Produce an exact transcription of the listing below, omitting the pictures.

# Start of MATERIAL

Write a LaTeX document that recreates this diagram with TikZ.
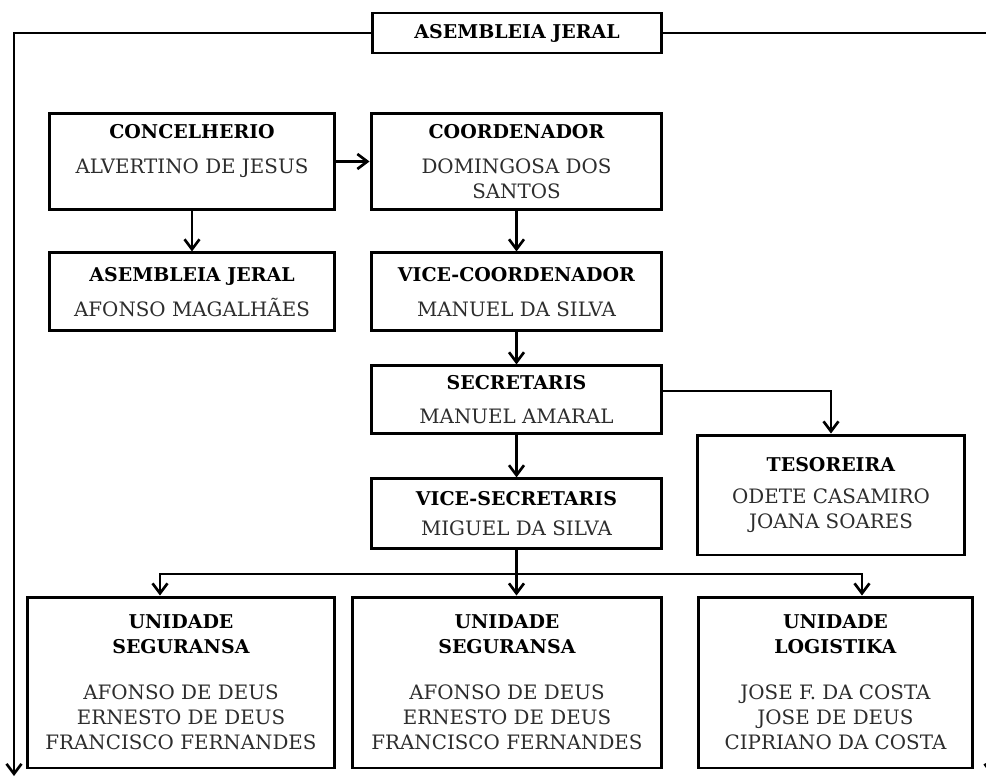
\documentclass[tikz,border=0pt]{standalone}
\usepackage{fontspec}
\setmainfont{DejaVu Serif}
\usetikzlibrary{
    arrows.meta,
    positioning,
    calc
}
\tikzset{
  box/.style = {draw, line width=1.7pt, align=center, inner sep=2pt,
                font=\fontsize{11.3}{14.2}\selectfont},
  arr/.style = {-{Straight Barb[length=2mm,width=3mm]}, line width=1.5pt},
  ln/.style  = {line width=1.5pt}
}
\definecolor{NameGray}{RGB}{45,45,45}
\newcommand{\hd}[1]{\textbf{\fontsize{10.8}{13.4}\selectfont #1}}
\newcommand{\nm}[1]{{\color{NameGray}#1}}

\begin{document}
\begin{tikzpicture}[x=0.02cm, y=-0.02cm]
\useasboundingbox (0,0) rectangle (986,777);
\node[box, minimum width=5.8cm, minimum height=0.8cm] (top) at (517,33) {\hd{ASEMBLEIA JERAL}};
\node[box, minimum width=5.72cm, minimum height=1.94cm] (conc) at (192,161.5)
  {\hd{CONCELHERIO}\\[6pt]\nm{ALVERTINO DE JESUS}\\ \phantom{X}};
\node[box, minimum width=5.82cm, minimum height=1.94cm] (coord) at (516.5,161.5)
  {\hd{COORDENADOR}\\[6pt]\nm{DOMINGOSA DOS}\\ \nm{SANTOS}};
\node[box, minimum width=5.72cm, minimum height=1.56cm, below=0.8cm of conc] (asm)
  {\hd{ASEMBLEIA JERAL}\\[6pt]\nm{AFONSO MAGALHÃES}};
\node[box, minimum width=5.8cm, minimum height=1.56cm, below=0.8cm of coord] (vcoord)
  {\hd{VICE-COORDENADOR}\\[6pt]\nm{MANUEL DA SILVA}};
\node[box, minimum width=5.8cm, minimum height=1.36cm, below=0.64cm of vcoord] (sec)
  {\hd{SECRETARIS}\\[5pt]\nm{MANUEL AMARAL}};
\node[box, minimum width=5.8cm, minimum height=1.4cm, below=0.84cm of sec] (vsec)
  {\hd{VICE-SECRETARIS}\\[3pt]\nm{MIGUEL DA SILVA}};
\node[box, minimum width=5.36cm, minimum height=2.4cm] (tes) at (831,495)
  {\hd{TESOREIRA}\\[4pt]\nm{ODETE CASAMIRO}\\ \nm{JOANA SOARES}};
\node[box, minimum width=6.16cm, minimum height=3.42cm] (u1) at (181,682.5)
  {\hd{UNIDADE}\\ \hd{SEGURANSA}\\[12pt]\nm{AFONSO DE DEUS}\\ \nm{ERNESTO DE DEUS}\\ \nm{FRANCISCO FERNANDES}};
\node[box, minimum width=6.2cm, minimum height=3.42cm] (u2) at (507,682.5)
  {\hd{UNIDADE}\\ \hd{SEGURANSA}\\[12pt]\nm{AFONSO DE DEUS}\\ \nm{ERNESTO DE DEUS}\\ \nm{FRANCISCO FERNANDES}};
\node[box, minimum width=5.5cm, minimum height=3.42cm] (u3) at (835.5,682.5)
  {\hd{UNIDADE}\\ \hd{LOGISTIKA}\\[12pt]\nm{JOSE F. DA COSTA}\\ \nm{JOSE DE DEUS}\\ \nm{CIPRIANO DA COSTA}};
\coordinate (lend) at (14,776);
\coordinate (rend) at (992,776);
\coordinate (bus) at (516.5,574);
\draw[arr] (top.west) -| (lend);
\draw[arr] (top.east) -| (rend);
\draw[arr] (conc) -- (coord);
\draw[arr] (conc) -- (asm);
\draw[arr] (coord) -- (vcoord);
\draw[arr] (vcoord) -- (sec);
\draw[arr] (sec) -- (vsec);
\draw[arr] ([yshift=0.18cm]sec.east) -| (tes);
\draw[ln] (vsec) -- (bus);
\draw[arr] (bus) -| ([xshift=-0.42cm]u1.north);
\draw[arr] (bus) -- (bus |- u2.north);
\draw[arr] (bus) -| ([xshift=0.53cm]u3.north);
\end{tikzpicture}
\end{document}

# End of MATERIAL

TASK SOLUTION>
Write a LaTeX document that recreates this diagram with TikZ.
\documentclass[tikz,border=0pt]{standalone}
\usepackage{fontspec}
\setmainfont{DejaVu Serif}
\usetikzlibrary{
    arrows.meta,
    positioning,
    calc
}
\tikzset{
  box/.style = {draw, line width=1.7pt, align=center, inner sep=2pt,
                font=\fontsize{11.3}{14.2}\selectfont},
  arr/.style = {-{Straight Barb[length=2mm,width=3mm]}, line width=1.5pt},
  ln/.style  = {line width=1.5pt}
}
\definecolor{NameGray}{RGB}{45,45,45}
\newcommand{\hd}[1]{\textbf{\fontsize{10.8}{13.4}\selectfont #1}}
\newcommand{\nm}[1]{{\color{NameGray}#1}}

\begin{document}
\begin{tikzpicture}[x=0.02cm, y=-0.02cm]
\useasboundingbox (0,0) rectangle (986,777);
\node[box, minimum width=5.8cm, minimum height=0.8cm] (top) at (517,33) {\hd{ASEMBLEIA JERAL}};
\node[box, minimum width=5.72cm, minimum height=1.94cm] (conc) at (192,161.5)
  {\hd{CONCELHERIO}\\[6pt]\nm{ALVERTINO DE JESUS}\\ \phantom{X}};
\node[box, minimum width=5.82cm, minimum height=1.94cm] (coord) at (516.5,161.5)
  {\hd{COORDENADOR}\\[6pt]\nm{DOMINGOSA DOS}\\ \nm{SANTOS}};
\node[box, minimum width=5.72cm, minimum height=1.56cm, below=0.8cm of conc] (asm)
  {\hd{ASEMBLEIA JERAL}\\[6pt]\nm{AFONSO MAGALHÃES}};
\node[box, minimum width=5.8cm, minimum height=1.56cm, below=0.8cm of coord] (vcoord)
  {\hd{VICE-COORDENADOR}\\[6pt]\nm{MANUEL DA SILVA}};
\node[box, minimum width=5.8cm, minimum height=1.36cm, below=0.64cm of vcoord] (sec)
  {\hd{SECRETARIS}\\[5pt]\nm{MANUEL AMARAL}};
\node[box, minimum width=5.8cm, minimum height=1.4cm, below=0.84cm of sec] (vsec)
  {\hd{VICE-SECRETARIS}\\[3pt]\nm{MIGUEL DA SILVA}};
\node[box, minimum width=5.36cm, minimum height=2.4cm] (tes) at (831,495)
  {\hd{TESOREIRA}\\[4pt]\nm{ODETE CASAMIRO}\\ \nm{JOANA SOARES}};
\node[box, minimum width=6.16cm, minimum height=3.42cm] (u1) at (181,682.5)
  {\hd{UNIDADE}\\ \hd{SEGURANSA}\\[12pt]\nm{AFONSO DE DEUS}\\ \nm{ERNESTO DE DEUS}\\ \nm{FRANCISCO FERNANDES}};
\node[box, minimum width=6.2cm, minimum height=3.42cm] (u2) at (507,682.5)
  {\hd{UNIDADE}\\ \hd{SEGURANSA}\\[12pt]\nm{AFONSO DE DEUS}\\ \nm{ERNESTO DE DEUS}\\ \nm{FRANCISCO FERNANDES}};
\node[box, minimum width=5.5cm, minimum height=3.42cm] (u3) at (835.5,682.5)
  {\hd{UNIDADE}\\ \hd{LOGISTIKA}\\[12pt]\nm{JOSE F. DA COSTA}\\ \nm{JOSE DE DEUS}\\ \nm{CIPRIANO DA COSTA}};
\coordinate (lend) at (14,776);
\coordinate (rend) at (992,776);
\coordinate (bus) at (516.5,574);
\draw[arr] (top.west) -| (lend);
\draw[arr] (top.east) -| (rend);
\draw[arr] (conc) -- (coord);
\draw[arr] (conc) -- (asm);
\draw[arr] (coord) -- (vcoord);
\draw[arr] (vcoord) -- (sec);
\draw[arr] (sec) -- (vsec);
\draw[arr] ([yshift=0.18cm]sec.east) -| (tes);
\draw[ln] (vsec) -- (bus);
\draw[arr] (bus) -| ([xshift=-0.42cm]u1.north);
\draw[arr] (bus) -- (bus |- u2.north);
\draw[arr] (bus) -| ([xshift=0.53cm]u3.north);
\end{tikzpicture}
\end{document}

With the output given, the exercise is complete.